First, charter schools are public schools. Second, many charter schools do great things and are great schools and have nothing to do with privatization.
To be sure, there are some charter schools that fit yours and Diane's description and I'm sure some regular public schools are doing great things too. :-)

The image of charter schools as a threat to the democratic control of public schools feeds irrational fear and doesn't do anything to further rational examination of the complexities and variations.

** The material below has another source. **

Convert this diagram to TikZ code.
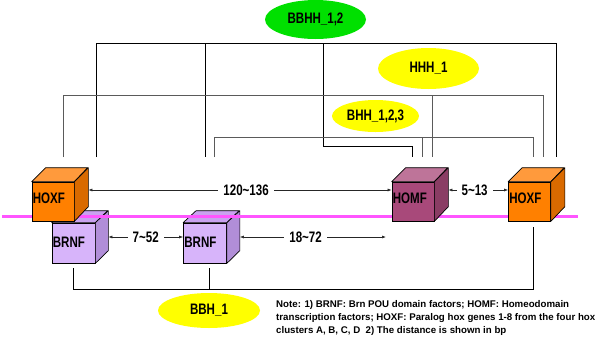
\documentclass[tikz,border=0pt]{standalone}
\usepackage{fontspec}
\setmainfont{Liberation Sans}
\newfontfamily\narrowfont{Liberation Sans}[FakeStretch=0.76]
\usetikzlibrary{arrows.meta,shapes.geometric,calc}
\definecolor{hoxfront}{HTML}{FF8000}
\definecolor{hoxtop}{HTML}{FF9A3C}
\definecolor{hoxside}{HTML}{D96A00}
\definecolor{brnfront}{HTML}{D7B4FA}
\definecolor{brntop}{HTML}{C9A2F0}
\definecolor{brnside}{HTML}{B18ED8}
\definecolor{homfront}{HTML}{A8497A}
\definecolor{homtop}{HTML}{BE7499}
\definecolor{homside}{HTML}{8A3D64}
\definecolor{chrom}{HTML}{FF55FF}
\definecolor{bgreen}{HTML}{00E000}
\definecolor{byellow}{HTML}{FFFF00}
\definecolor{graylink}{HTML}{5A5A5A}
\tikzset{
  lbl/.style={font=\narrowfont\bfseries\fontsize{15.2}{17}\selectfont, inner sep=0pt},
  face/.style={draw=black, line width=0.7pt, inner sep=0pt},
  oval/.style={ellipse, inner sep=0pt, lbl},
  blink/.style={draw=black, line width=0.8pt},
  glink/.style={draw=graylink, line width=1pt},
  dist/.style={draw=black!85, line width=0.6pt, {Latex[length=4pt,width=3pt]}-{Latex[length=4pt,width=3pt]}},
  dlbl/.style={lbl, fill=white, inner xsep=5pt, inner ysep=1pt},
}
% name, position, w, h, dx, dy, colour prefix, label, label yshift
\newcommand\mycube[9]{%
  \node[face, fill=#7front, minimum width=#3pt, minimum height=#4pt] (#1) at (#2) {};
  \filldraw[fill=#7top, draw=black, line width=0.7pt, line join=round]
    (#1.north west) -- ++(#5,-#6) -- ++(#3,0) -- (#1.north east) -- cycle;
  \filldraw[fill=#7side, draw=black, line width=0.7pt, line join=round]
    (#1.north east) -- ++(#5,-#6) -- ++(0,#4) -- (#1.south east) -- cycle;
  \node[lbl, anchor=west] (#1-t) at ([xshift=1pt,yshift=#9pt]#1.west) {#8};
}
\begin{document}
\begin{tikzpicture}[x=1pt,y=-1pt]
\path[use as bounding box] (0,0) rectangle (608,341);

% ellipses
\node[oval, fill=bgreen, minimum width=101pt, minimum height=39pt] (bbhh) at (315.5,19.5) {BBHH\_1,2};
\node[oval, fill=byellow, minimum width=101pt, minimum height=41pt] (hhh) at (428.5,68.5) {HHH\_1};
\node[oval, fill=byellow, minimum width=87pt, minimum height=32pt] (bhh) at (375.5,116) {BHH\_1,2,3};
\node[oval, fill=byellow, minimum width=102pt, minimum height=35pt] (bbh) at (209,310.5) {BBH\_1};

% bracket end points
\coordinate (k1) at (96,157);  \coordinate (k2) at (205,157);
\coordinate (k3) at (412,157); \coordinate (k4) at (556,157);
\coordinate (k3a) at (323,43); \coordinate (k3b) at (323,146);
\coordinate (h1) at (63,157);  \coordinate (h2) at (432,157); \coordinate (h3) at (543,157);
\coordinate (j1) at (214,157); \coordinate (j2) at (422,157); \coordinate (j3) at (533,157);
\coordinate (m1) at (73,268);  \coordinate (m2) at (209,268); \coordinate (m3) at (533,227);

% BBHH_1,2 bracket (black)
\draw[blink] (k1) |- (k4 |- 0,43) -- (k4);
\draw[blink] (k2 |- 0,43) -- (k2);
\draw[blink] (k3a) -- (k3b) -| (k3);
% HHH_1 bracket (gray)
\draw[glink] (h1) |- (h3 |- 0,95) -- (h3);
\draw[glink] (h2 |- 0,95) -- (h2);
% BHH_1,2,3 bracket (gray)
\draw[glink] (j1) |- (j3 |- 0,137) -- (j3);
\draw[glink] (j2 |- 0,137) -- (j2);
% BBH_1 bracket (black)
\draw[blink] (m1) |- (m3 |- 0,289) -- (m3);
\draw[blink] (m2) -- (m2 |- 0,289);

% BRNF cubes
\mycube{brn1}{73.5,243}{43}{40}{13}{12}{brn}{BRNF}{1}
\mycube{brn2}{205,243}{43}{40}{13}{12}{brn}{BRNF}{1}

% chromosome line
\coordinate (chrL) at (2,216);
\coordinate (chrR) at (578,216);
\draw[chrom, line width=3pt] (chrL) -- (chrR);

% HOXF / HOMF cubes
\mycube{hoxL}{53,201.5}{42}{39}{14}{14}{hox}{HOXF}{3}
\mycube{homf}{413,201.5}{42}{39}{14}{14}{hom}{HOMF}{3}
\mycube{hoxR}{529.5,201.5}{42}{39}{14}{14}{hox}{HOXF}{3}

% distances
\draw[dist] ($(hoxL.east)+(14,-11.5)$) -- node[dlbl, pos=0.52] {120\textasciitilde 136} ($(homf.west)+(0,-11.5)$);
\draw[dist] ($(homf.east)+(14,-11.5)$) -- node[dlbl, pos=0.44] {5\textasciitilde 13} ($(hoxR.west)+(0,-11.5)$);
\draw[dist] ($(brn1.east)+(13,-6)$) -- node[dlbl, pos=0.5] {7\textasciitilde 52} ($(brn2.west)+(0,-6)$);
\coordinate (freeR) at (386,237);
\draw[dist] ($(brn2.east)+(13,-6)$) -- node[dlbl, pos=0.45] {18\textasciitilde 72} (freeR);

% note
\node[anchor=north west, align=left, inner sep=0pt,
      font=\bfseries\fontsize{9.7}{13.3}\selectfont] (note) at (276,300)
  {Note: 1) BRNF: Brn POU domain factors; HOMF: Homeodomain\\
   transcription factors; HOXF: Paralog hox genes 1-8 from the four hox\\
   clusters A, B, C, D\ \ 2) The distance is shown in bp};
\end{tikzpicture}
\end{document}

I'm just a little guy and don't have the stature to take on Diane on this one. But I did what little I could to try to further more open and rational discourse on the subject and will continue to do so.



Dan Drmacich's picture

Interesting column, Mark, in that you've challenged some important elements of Diane Ravitch's criticisms. I hope she comments on it & provides more clarity and opportunities for discussion. One criticism of charter schools, that you did not comment on, is the issue of whether urban charters, are focusing upon equal numbers of ESL, Special Education & behavioral-problem students , when compared to the school districts they are drawing their students from. Given the enormous, complex issues that concentrated poverty results in for many students, their classrooms, teachers & schools, escape from such an environment to a smaller charter school, that may be able to meet a student's needs, would be a reasonable move for motivated parents and students. The results, however, are urban schools that are further segregated with more ESL, Special Ed., & behavioral-problem students, or those whose parent(s) are not motivated as those seeking an alternative. The sad scenario is that many of our government leaders and the corporations who are influencing them, are touting charter schools as "the" answer to meeting student needs, while ignoring the more critical issues of the impact of concentrated poverty and racial/socio-economic segregation on students.